The input:
^^^^

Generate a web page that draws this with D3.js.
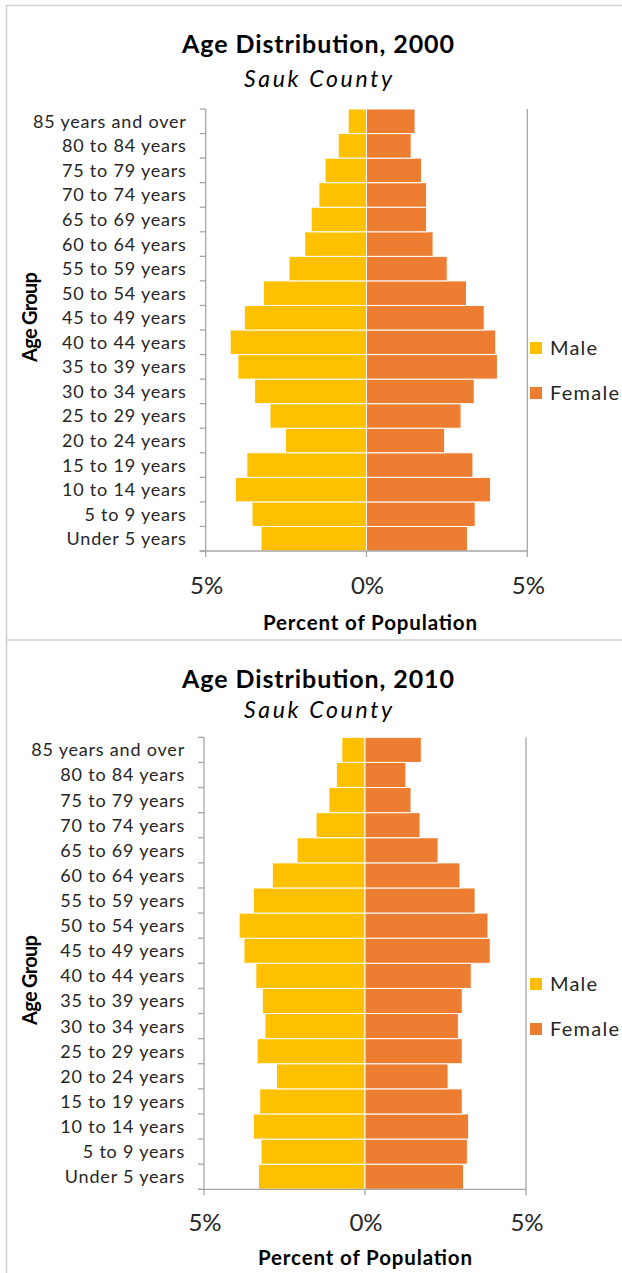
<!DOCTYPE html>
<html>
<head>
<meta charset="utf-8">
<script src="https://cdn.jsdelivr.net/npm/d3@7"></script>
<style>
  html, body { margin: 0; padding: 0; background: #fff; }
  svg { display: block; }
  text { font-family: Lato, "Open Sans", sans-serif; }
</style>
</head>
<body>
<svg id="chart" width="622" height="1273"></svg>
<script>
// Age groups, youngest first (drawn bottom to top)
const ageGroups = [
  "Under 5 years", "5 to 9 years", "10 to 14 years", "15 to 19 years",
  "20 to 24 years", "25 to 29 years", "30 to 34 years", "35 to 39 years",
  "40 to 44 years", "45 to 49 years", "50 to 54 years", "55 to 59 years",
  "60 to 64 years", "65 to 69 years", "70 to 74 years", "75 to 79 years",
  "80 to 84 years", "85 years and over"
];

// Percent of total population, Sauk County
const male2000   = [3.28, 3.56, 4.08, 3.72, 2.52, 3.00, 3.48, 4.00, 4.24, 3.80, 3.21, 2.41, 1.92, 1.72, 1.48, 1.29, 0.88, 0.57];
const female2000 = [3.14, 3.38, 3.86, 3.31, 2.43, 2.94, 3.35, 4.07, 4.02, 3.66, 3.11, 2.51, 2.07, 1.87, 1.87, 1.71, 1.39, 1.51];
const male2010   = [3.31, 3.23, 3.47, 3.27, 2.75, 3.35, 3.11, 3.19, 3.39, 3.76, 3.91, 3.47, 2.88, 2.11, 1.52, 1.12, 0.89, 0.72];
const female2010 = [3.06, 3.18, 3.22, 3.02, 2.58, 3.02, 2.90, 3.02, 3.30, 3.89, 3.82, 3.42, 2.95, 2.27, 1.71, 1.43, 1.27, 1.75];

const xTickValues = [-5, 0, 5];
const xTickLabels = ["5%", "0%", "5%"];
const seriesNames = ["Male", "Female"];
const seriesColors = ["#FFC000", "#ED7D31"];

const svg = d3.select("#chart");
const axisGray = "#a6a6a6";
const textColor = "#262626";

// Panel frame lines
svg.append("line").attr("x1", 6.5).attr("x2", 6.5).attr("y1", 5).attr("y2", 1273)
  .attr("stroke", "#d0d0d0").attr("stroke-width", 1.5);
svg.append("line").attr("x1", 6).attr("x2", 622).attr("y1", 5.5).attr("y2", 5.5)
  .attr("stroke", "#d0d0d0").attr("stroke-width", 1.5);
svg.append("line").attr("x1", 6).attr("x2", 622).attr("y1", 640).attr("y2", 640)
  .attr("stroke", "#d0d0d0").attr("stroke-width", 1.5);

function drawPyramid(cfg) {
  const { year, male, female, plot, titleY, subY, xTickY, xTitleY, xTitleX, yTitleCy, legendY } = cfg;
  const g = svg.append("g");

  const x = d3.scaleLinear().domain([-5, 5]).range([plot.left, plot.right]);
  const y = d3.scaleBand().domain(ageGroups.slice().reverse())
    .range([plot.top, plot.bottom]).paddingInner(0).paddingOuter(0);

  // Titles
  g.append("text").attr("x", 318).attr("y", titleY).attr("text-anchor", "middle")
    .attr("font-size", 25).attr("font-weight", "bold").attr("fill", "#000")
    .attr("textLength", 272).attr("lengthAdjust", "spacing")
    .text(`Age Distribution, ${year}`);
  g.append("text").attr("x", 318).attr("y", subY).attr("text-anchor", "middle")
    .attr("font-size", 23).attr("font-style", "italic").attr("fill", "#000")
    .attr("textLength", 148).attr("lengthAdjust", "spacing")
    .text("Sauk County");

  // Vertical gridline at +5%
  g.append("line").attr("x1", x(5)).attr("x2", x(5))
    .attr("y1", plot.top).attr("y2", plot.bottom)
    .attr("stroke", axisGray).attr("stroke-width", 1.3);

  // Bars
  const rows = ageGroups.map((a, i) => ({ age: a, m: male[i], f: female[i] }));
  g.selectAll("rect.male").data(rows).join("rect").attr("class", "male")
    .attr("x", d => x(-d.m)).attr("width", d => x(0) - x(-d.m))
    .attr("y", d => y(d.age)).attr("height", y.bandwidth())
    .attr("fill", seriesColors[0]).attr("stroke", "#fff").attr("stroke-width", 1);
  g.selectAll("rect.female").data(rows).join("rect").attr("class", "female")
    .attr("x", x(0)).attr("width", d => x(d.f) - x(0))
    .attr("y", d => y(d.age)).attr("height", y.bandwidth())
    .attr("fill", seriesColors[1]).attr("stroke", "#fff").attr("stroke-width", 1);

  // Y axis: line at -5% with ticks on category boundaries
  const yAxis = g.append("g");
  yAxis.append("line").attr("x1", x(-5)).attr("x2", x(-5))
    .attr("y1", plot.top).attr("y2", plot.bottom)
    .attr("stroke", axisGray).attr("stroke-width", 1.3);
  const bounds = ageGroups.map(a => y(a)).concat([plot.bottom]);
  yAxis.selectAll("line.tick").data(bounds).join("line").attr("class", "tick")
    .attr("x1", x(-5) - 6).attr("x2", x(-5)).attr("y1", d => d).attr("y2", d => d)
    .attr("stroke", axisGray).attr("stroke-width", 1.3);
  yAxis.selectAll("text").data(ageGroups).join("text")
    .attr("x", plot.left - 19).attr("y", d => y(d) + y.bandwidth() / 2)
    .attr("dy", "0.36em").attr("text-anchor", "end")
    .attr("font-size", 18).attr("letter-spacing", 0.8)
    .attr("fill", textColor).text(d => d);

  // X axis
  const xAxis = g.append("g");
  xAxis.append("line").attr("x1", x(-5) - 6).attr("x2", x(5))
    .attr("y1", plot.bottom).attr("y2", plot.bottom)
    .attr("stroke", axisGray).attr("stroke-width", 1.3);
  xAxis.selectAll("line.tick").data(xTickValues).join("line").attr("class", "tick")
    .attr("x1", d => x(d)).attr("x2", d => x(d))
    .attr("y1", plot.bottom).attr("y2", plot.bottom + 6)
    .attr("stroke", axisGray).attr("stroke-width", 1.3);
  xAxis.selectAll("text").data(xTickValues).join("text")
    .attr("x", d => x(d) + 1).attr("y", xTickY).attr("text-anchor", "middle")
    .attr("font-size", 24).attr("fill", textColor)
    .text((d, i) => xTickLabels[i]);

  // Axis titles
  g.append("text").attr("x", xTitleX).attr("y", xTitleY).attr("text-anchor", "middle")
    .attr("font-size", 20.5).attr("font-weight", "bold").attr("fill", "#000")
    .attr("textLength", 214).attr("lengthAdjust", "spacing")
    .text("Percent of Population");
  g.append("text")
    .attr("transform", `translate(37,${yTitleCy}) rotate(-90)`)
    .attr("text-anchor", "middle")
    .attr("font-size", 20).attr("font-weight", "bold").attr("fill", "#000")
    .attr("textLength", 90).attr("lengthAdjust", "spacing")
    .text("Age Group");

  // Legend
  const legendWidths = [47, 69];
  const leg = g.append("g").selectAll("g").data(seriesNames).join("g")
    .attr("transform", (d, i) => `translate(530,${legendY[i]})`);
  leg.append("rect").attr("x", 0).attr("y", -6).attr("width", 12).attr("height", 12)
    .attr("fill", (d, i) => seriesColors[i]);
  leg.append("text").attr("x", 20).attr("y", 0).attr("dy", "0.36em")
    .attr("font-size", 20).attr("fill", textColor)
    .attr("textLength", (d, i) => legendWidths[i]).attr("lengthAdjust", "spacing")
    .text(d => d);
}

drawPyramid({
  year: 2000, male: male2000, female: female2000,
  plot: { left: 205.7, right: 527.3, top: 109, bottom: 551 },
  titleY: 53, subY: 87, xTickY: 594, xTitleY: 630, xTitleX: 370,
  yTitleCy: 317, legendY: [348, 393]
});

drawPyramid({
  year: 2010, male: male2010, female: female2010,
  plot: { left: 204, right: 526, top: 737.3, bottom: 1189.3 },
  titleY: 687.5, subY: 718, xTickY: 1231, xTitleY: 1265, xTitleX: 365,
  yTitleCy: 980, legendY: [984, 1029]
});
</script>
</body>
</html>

^^^^

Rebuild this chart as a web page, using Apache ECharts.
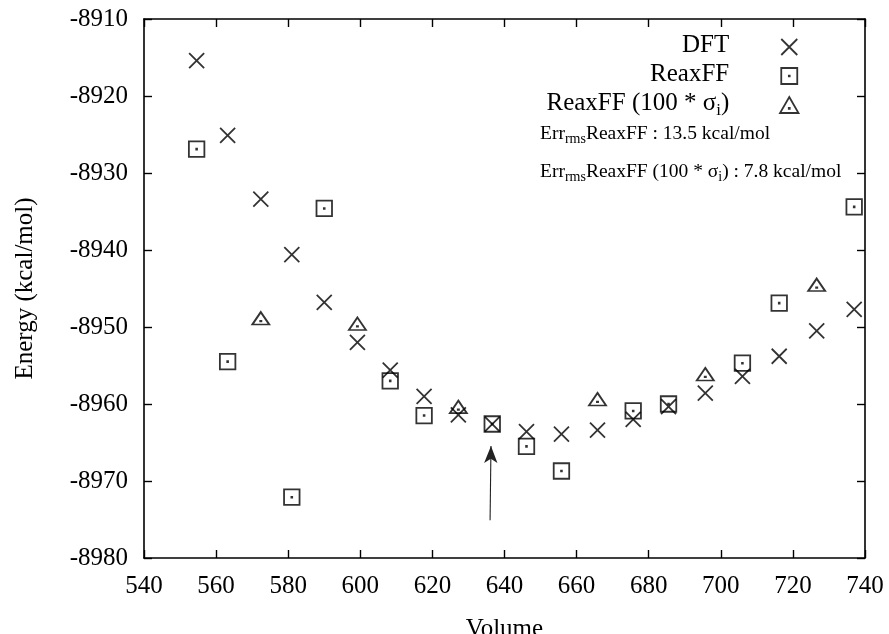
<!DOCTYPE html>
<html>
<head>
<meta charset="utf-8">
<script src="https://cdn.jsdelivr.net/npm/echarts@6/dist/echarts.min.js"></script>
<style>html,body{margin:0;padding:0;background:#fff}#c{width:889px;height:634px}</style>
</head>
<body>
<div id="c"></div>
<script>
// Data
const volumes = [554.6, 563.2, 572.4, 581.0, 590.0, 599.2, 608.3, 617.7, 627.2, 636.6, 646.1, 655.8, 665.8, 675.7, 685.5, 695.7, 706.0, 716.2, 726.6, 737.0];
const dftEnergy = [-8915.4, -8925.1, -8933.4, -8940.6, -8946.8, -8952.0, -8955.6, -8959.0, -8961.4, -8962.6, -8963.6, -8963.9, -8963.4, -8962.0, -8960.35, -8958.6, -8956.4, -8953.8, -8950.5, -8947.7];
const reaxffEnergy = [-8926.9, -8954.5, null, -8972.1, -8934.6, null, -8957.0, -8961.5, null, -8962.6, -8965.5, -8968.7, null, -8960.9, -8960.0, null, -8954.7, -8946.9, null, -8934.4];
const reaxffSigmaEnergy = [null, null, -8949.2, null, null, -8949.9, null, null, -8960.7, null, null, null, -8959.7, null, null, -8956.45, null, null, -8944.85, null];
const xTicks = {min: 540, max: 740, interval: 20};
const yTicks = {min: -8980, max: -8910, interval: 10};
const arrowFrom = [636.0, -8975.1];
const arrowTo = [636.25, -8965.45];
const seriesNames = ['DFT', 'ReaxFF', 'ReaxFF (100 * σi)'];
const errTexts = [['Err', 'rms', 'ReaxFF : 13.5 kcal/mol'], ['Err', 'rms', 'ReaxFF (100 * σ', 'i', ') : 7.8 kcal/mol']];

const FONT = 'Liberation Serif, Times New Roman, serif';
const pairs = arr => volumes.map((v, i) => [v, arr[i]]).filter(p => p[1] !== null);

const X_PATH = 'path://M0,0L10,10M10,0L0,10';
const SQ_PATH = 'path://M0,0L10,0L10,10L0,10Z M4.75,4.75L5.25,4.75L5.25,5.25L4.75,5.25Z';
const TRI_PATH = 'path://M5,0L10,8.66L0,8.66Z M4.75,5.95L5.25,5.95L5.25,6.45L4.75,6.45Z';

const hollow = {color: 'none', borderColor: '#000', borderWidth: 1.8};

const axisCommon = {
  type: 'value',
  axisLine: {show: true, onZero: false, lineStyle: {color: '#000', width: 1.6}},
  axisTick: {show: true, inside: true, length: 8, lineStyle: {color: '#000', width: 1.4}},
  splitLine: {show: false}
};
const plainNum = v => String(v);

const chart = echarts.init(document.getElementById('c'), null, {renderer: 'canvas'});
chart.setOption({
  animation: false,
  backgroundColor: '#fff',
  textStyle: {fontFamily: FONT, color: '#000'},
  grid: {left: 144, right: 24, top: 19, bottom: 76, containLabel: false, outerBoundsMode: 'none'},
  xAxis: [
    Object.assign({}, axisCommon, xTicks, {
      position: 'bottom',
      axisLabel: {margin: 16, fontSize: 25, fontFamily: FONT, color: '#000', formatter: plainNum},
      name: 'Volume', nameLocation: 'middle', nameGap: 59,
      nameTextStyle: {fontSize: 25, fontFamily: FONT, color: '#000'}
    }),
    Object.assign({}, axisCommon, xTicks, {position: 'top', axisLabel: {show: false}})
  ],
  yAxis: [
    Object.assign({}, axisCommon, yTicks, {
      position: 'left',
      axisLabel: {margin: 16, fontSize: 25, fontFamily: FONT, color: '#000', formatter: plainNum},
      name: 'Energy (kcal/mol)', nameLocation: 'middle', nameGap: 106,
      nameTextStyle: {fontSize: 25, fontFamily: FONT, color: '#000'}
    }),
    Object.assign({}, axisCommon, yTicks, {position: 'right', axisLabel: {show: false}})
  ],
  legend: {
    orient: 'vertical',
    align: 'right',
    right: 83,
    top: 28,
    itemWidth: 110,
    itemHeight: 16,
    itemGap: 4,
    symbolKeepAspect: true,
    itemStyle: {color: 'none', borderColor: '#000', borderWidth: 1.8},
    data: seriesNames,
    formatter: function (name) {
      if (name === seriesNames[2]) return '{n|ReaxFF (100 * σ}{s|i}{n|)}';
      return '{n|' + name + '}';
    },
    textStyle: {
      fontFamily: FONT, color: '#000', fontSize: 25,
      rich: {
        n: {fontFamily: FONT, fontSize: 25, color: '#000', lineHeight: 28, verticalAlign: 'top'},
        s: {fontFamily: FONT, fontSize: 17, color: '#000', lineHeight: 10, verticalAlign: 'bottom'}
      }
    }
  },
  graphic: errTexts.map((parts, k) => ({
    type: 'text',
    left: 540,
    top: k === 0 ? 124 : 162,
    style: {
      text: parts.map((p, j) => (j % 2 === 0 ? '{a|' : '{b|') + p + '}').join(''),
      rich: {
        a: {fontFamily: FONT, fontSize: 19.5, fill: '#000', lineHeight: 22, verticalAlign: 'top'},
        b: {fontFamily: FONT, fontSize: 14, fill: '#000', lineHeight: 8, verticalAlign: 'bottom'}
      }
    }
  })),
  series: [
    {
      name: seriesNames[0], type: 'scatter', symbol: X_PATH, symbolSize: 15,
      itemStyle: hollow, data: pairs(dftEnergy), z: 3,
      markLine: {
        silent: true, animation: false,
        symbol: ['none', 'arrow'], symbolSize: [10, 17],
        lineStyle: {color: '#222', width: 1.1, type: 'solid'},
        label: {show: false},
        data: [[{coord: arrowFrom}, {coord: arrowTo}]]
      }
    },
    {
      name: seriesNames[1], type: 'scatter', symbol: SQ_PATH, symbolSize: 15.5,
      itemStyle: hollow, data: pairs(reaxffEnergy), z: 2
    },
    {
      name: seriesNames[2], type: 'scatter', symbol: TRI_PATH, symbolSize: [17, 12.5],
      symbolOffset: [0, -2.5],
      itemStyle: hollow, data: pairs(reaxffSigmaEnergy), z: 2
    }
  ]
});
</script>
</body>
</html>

^^^^

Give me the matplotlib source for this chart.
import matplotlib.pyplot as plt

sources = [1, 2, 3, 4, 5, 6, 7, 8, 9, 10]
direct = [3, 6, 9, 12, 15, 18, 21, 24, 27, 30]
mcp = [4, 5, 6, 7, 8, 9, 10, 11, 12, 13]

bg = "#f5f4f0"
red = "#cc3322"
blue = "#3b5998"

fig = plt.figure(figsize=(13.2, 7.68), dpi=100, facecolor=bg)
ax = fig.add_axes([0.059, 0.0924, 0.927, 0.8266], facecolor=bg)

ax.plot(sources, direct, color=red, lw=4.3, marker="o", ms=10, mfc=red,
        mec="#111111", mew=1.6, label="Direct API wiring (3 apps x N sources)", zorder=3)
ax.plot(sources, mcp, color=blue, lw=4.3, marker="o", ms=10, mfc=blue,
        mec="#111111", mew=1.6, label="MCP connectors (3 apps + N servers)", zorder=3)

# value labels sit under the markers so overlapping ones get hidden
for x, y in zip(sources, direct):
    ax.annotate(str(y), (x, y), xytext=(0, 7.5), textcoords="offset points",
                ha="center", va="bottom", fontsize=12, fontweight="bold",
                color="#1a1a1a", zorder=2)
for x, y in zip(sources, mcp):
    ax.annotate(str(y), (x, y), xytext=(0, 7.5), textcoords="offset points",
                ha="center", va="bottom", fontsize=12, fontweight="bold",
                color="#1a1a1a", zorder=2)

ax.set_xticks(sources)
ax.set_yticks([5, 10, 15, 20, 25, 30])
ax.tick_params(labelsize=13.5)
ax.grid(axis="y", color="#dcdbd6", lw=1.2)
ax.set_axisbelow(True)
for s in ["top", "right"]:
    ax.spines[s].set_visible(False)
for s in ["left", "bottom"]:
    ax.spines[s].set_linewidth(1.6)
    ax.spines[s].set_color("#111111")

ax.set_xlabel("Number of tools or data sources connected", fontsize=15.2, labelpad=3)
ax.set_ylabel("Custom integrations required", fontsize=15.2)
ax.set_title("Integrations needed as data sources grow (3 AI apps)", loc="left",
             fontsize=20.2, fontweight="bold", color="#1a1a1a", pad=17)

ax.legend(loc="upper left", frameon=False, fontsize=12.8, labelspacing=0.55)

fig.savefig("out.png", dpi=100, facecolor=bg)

^^^^

Job: Copy the lines from the entries above in which the word "page" appears.

Exercise response:
Generate a web page that draws this with D3.js.
Rebuild this chart as a web page, using Apache ECharts.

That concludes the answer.